Наконец она решилась прервать затянувшееся молчание и задать тревожащий ее вопрос:
— Что, Афонюшка, останешься с нами или опять в чужие земли торговать подашься?
Он знал, что мать про то спросит. И боялся. И не ведал, что ответить. С детства внушали ему, что, если что-то непонятно, лучше поговорить, обсудить. Но жизнь научила другому. Согласие или отказ — это точка. Конечная. Окончательная. Бесповоротная. Скажет он сейчас «да», обнадежит, и придется ему всю оставшуюся жизнь в Твери мыкаться. Скажет «нет», и зарыдает мать, бросится на шею, примется уговаривать, совестить, честить. А если промолчать, то кривая, может, как-то сама и вывезет.

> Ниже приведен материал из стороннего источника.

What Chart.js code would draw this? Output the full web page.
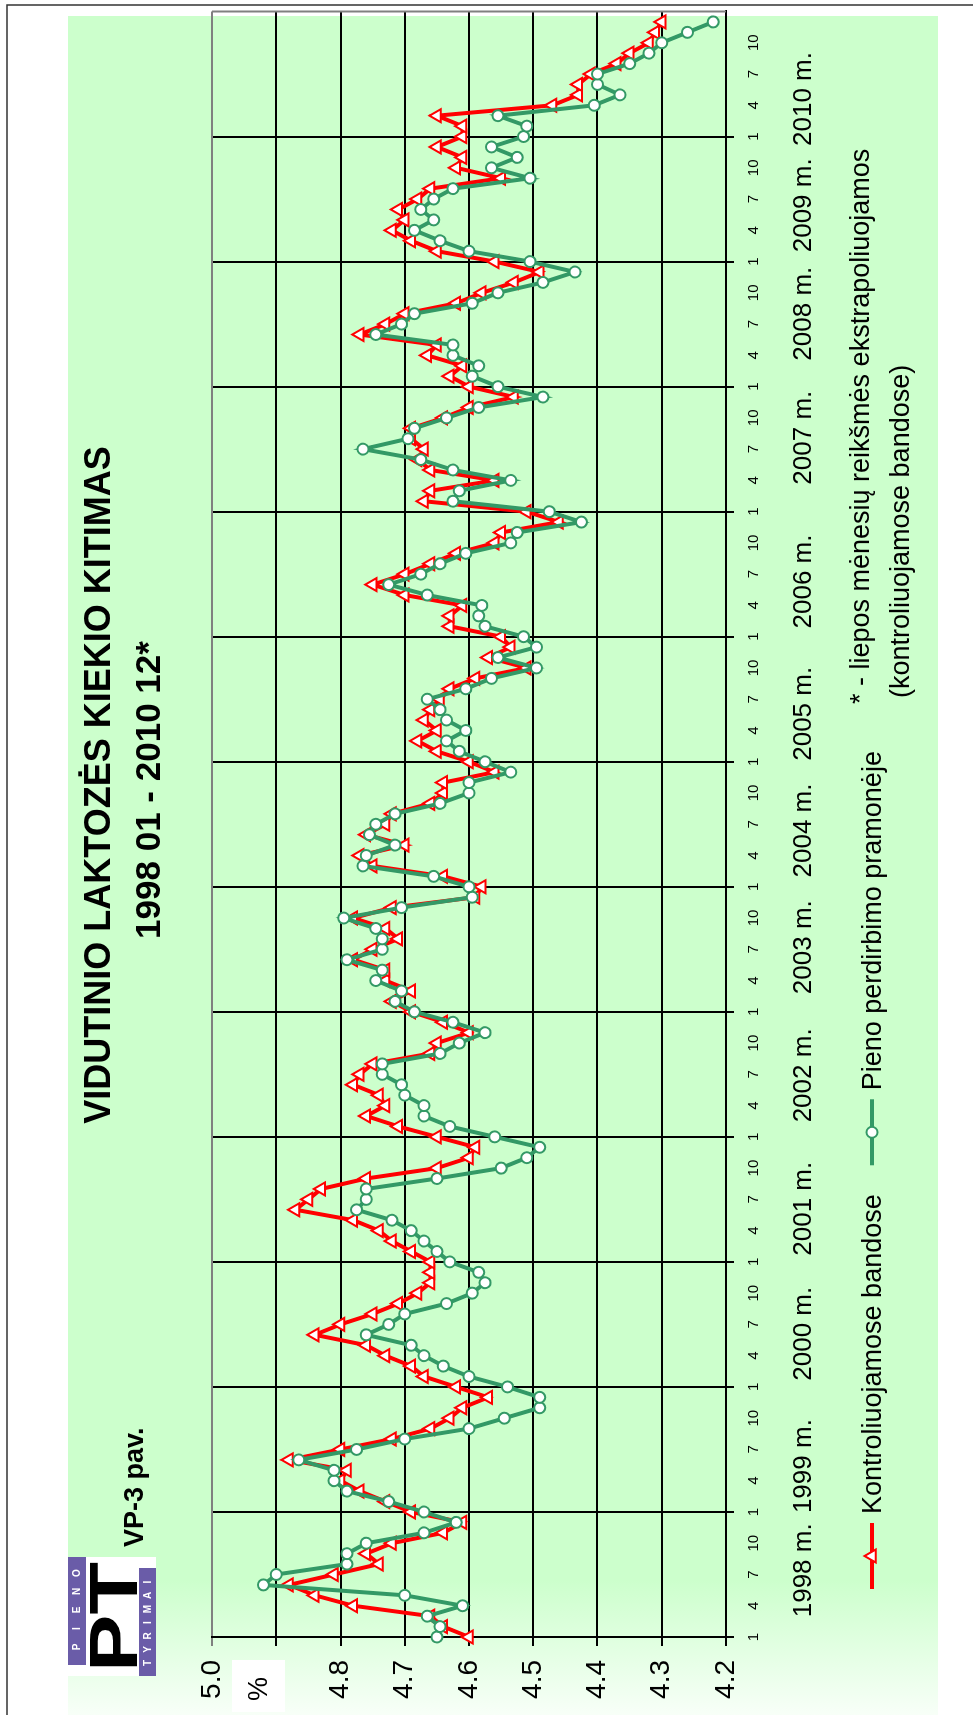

— Делать-то тут что? — попробовал отвертеться он от прямого ответа. — По одной скобе в день продавать? Большой корысти на том не сделаешь.
— И здесь тоже люди живут, работают, торгуют, — наседкой всколыхнулась мать. — И хозяйство содержат, и детушек ростят. Не всем же по миру шляться. Иные и дальше чем на пять верст от города не отходили, и ничего.
— Тоска же, — протянул Афанасий, не поднимая головы.
— Невесело бывает, да. Но зато опаски никакой. Кормлен, одет, обут, обстиран. А если еще и женишься хорошо, на девице красивой да работящей, детишек заведешь, вообще не до тоски будет. Некогда будет тосковать-то. И мне уж с внуками нянчиться пора, а то соседки вон судачат, что непутевый ты и от ответственности бегаешь.
— Да в гробу я твоих соседок…
— Не говори так, Афоня. — Мать истово перекрестила ему рот. — Людей слушать надо, люди плохого не скажут.
Спорить было бесполезно. Да и в глубине души Афанасий понимал, что права мать. Пора уже остепениться. А что сердце в дорогу зовет, так это даже не любовь — позовет и умолкнет.
Афанасий поднялся из-за стола, перекрестился на образа, поклонился матери. Сунул в сенях ноги в валенки, накинул на плечи тулуп и спустился во двор. Постоял, оглядывая порушенное хозяйство, и направился в кузню. Со скрипом отворил щелястую дверь, вошел.